DIVERSIFICATION AND RISK
All investments carry some element of risk. The value of the fund can fall as well as rise and you may not get back the full amount originally invested. To enable funds to be able to manage risk, the manager will practice some level of diversification. This works on the premise that holding two different shares is better than two of the same shares. This is because all shares react differently to investment conditions and changes.
When you start investing, or even if you are a sophisticated investor, one of the most important tools available is diversification. Whether the market is bullish or bearish, maintaining a diversified portfolio is essential to any long-term investment strategy.
Diversification allows an investor to spread risk between different kinds of investments, called ‘asset classes’, to potentially improve investment returns. This helps reduce the risk of the overall investments, referred to as a ‘portfolio’, under-performing or losing money.
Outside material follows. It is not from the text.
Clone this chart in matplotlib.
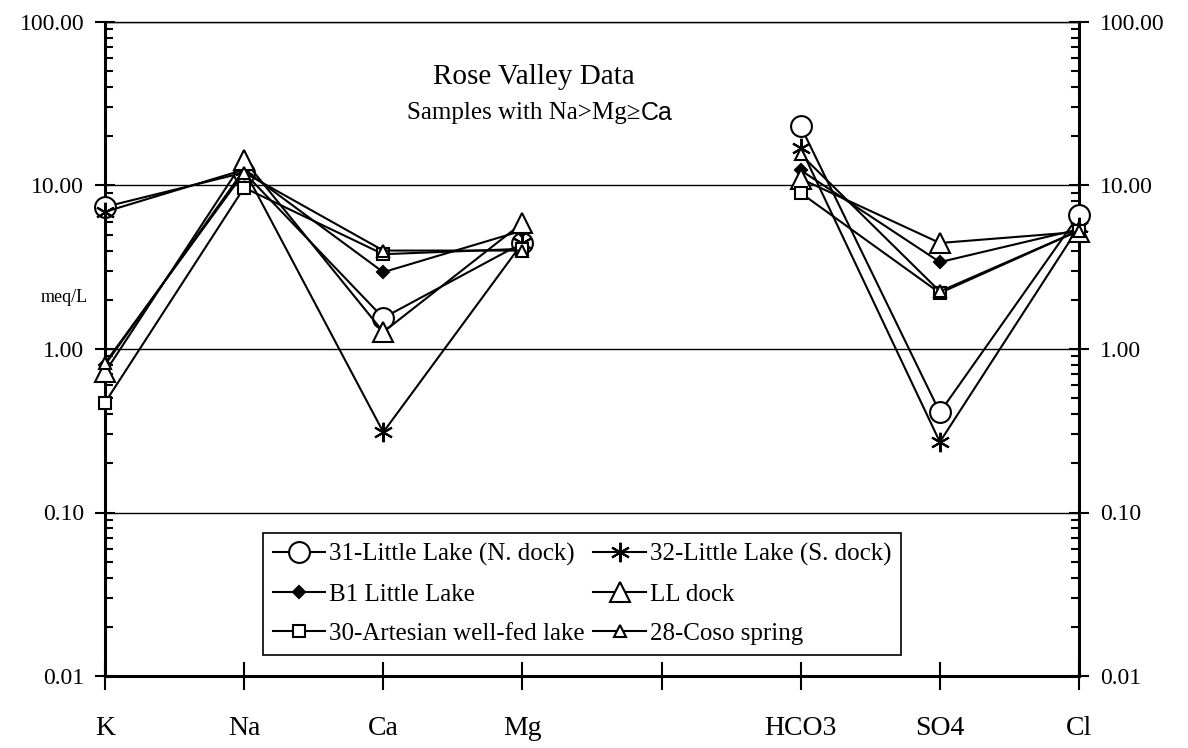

With some careful investment planning and an understanding of how various asset classes work together, a properly diversified portfolio provides investors with an effective tool for reducing risk and volatility without necessarily giving up returns.
If you have a lot of cash – more than six months’ worth of living expenses – you might consider putting some of that excess into investments like shares and fixed interest securities, especially if you’re looking to invest your money for at least five years and are unlikely to require access to your capital during that time.
If you’re heavily invested in a single company’s shares – perhaps your employer – start looking for ways to add diversification.
Diversifying within an asset class
There are many opportunities for diversification, even within a single kind of investment. For example, with shares, you could spread your investments between:
- Large and small companies
- The UK and overseas markets
- Different sectors (industrial, financial, oil, etc.)
Different sectors of the economy
Diversification within each asset class is the key to a successful, balanced portfolio. You need to find assets that work well with each other. True diversification means having your money in as many different sectors of the economy as possible.
With shares, for example, you don’t want to invest exclusively in big established companies or small start-ups. You want a little bit of both (and something in between, too). Mostly, you don’t want to restrict your investments to related or correlated industries. An example might be car manufacturing and steel. The problem is that if one industry goes down, so will the other. With bonds, you also don’t want to buy too much of the same thing. Instead, you’ll want to buy bonds with different maturity dates, interest rates and credit ratings.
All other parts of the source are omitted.